Mi querida Big-Bang:

Por algún motivo que se me escapa, uno nunca sospecharía de una embarazada que entra a robar a unos grandes almacenes. La tripa concede un estatus de inocencia absurdo, porque bien mirado un cuerpo preñado tiene muchos más recovecos donde esconder la mercancía.

Tampoco, hasta hace unos años, la figura de un cura con un niño de la mano levantaría suspicacias. Una sotana más unos calcetines blancos igual al coro del colegio. O no. Porque con tanto pedófilo suelto entre el clero la visión cuasicelestial se ha teñido de sospecha. Dejad que los niños se acerquen a mí. Ni de broma, señor cura.

Vale, no todos son así. Si me supo al andén de los argumentos convencionales contaré que he conocido curas entregados, fieles a los mandatos de la Iglesia, generosos y sacrificados. Amigos de los niños que no abusan de los niños. Por supuesto. Pero también los he conocido con fama de puteros, borrachines, glotones y perezosos. O sea, un cura no es mejor que nadie por escuhar los pecados ajenos. ¿Tampoco peor? Depende.

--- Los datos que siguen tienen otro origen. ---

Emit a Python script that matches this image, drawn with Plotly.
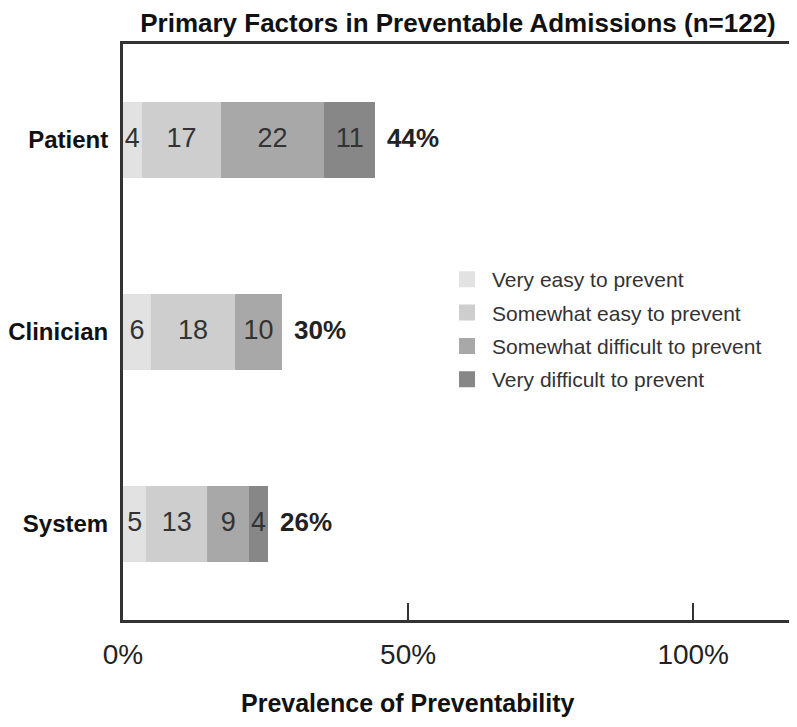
import plotly.graph_objects as go

categories = ["Patient", "Clinician", "System"]
total_n = 122
series_names = ["Very easy to prevent", "Somewhat easy to prevent",
                "Somewhat difficult to prevent", "Very difficult to prevent"]
very_easy = [4, 6, 5]
somewhat_easy = [17, 18, 13]
somewhat_difficult = [22, 10, 9]
very_difficult = [11, 0, 4]
total_labels = ["44%", "30%", "26%"]
tick_vals = [0, 50, 100]
tick_text = ["0%", "50%", "100%"]

series_values = [very_easy, somewhat_easy, somewhat_difficult, very_difficult]
colors = ["#e2e2e2", "#cecece", "#a8a8a8", "#878787"]

FONT = "Liberation Sans, Arial, sans-serif"

# the page body has an 8px default margin; size the figure to fit the window
OFF = 8
W, H = 797 - OFF, 727 - OFF
PLOT_L, PLOT_R, PLOT_T, PLOT_B = 122.5 - OFF, 793.5 - OFF, 43.5 - OFF, 620.5 - OFF
PLOT_H = PLOT_B - PLOT_T

fig = go.Figure()
cum = [0.0] * len(categories)
mid_x, mid_y, mid_t = [], [], []
for name, vals, col in zip(series_names, series_values, colors):
    pct = [v / total_n * 100 for v in vals]
    fig.add_trace(go.Bar(
        y=categories, x=pct, orientation="h", name=name,
        marker=dict(color=col, line=dict(width=0)),
        width=0.4, showlegend=False, hoverinfo="skip",
    ))
    for i, (v, p) in enumerate(zip(vals, pct)):
        if v > 0:
            mid_x.append(cum[i] + p / 2)
            mid_y.append(categories[i])
            mid_t.append(str(v))
        cum[i] += p

# legend entries with larger square swatches
for name, col in zip(series_names, colors):
    fig.add_trace(go.Scatter(
        x=[None], y=[None], mode="markers", name=name,
        marker=dict(symbol="square", size=18, color=col, line=dict(width=0)),
        legendgroup=name, hoverinfo="skip",
    ))

fig.add_trace(go.Scatter(
    x=mid_x, y=mid_y, mode="text", text=mid_t, textposition="middle center",
    textfont=dict(family=FONT, size=27, color="#333333"),
    showlegend=False, hoverinfo="skip", cliponaxis=False,
))

for i, cat in enumerate(categories):
    fig.add_annotation(
        x=cum[i], y=cat, text="<b>%s</b>" % total_labels[i], showarrow=False,
        xanchor="left", yanchor="middle", xshift=10, yshift=2,
        font=dict(family=FONT, size=26, color="#222222"),
    )

fig.add_annotation(
    x=50, xref="x", y=-(704 - 620.5) / PLOT_H, yref="paper",
    text="<b>Prevalence of Preventability</b>", showarrow=False,
    xanchor="center", yanchor="middle",
    font=dict(family=FONT, size=25, color="#111111"),
)

fig.update_layout(
    width=W, height=H,
    margin=dict(l=PLOT_L, r=W - PLOT_R, t=PLOT_T, b=H - PLOT_B, autoexpand=False),
    barmode="stack",
    plot_bgcolor="white", paper_bgcolor="white",
    title=dict(text="<b>Primary Factors in Preventable Admissions (n=122)</b>",
               xref="paper", x=0.5, xanchor="center",
               yref="container", y=1 - (23 - OFF) / H, yanchor="middle",
               font=dict(family=FONT, size=26, color="#111111")),
    legend=dict(x=(442 - 122.5) / (PLOT_R - PLOT_L), y=(620.5 - 259) / PLOT_H,
                xanchor="left", yanchor="top",
                font=dict(family=FONT, size=21, color="#333333"),
                traceorder="grouped", tracegroupgap=3, itemwidth=40,
                bgcolor="rgba(0,0,0,0)"),
    xaxis=dict(range=[0, 117.5], tickvals=tick_vals, ticktext=tick_text,
               ticks="inside", ticklen=17, tickwidth=2, tickcolor="#333333",
               showline=True, linecolor="#333333", linewidth=3, mirror=True,
               showgrid=False, zeroline=False, ticklabelstandoff=7,
               automargin=False,
               tickfont=dict(family=FONT, size=28, color="#222222")),
    yaxis=dict(categoryorder="array", categoryarray=categories[::-1],
               range=[-0.5, 2.5], showline=True, linecolor="#333333", linewidth=3,
               mirror=True, showgrid=False, zeroline=False, ticks="",
               ticklabelstandoff=7, automargin=False,
               tickfont=dict(family=FONT, size=24, color="#111111", weight="bold")),
)

fig.write_html("out.html")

El dichoso celibato. La represión de los deseos que algunos prefieren llamar sublimación. Las miradas por debajo de la falda. El oremus. La sacristía como refugio de almas atormentadas, inadaptados sociales que encuentran en el grupo un lugar de esparcimiento y desahogo. Los parroquianos que despellejan a los que se divorcian mientras ponen los cuernos a sus mujeres. Las monjas malas que pegaban pellizcos por debajo del uniforme y nos hacían dudar. ¿Puede ser una monja perversa? pensaba en mi inocencia con estupor. No, una mujer con toca y zapatos horribles no puede joder a una niña pequeña. Como una embarazada no puede robar sortijas en los grandes almacenes. ¿O sí?

En nombre de dios habéis destrozado a muchos niños y a mí no me sirve que el señor papa musite un perdón liliputiense mientras con la otra mano ventila una encíclica contra el mal de los tiempos, como si con él no fuera la cosa. Si los que hacen el inventario de los pecados pecan y maltratan niños, habrá que abolir su autoridad a base de abandono, de outing, de prisión, de desdén y de furia.

Ahí fuera hay una generación de niños que se fiaron de vosotros, que pasaron miedo, que hicieron las repugnancias que les pedisteis. Que han estado llorando sin parar, pero ya adultos les ha dado vergüenza contarlo. Que se han sentido culpables, que no han podido tener relaciones sexuales sanas, que no se han atrevido a amar. Qué dolor. Qué hipocresía.

Espero que ardáis en ese infierno que pretendéis que temamos.

Y, por cierto, conocía a una embarazada que se ponía las botas a robar.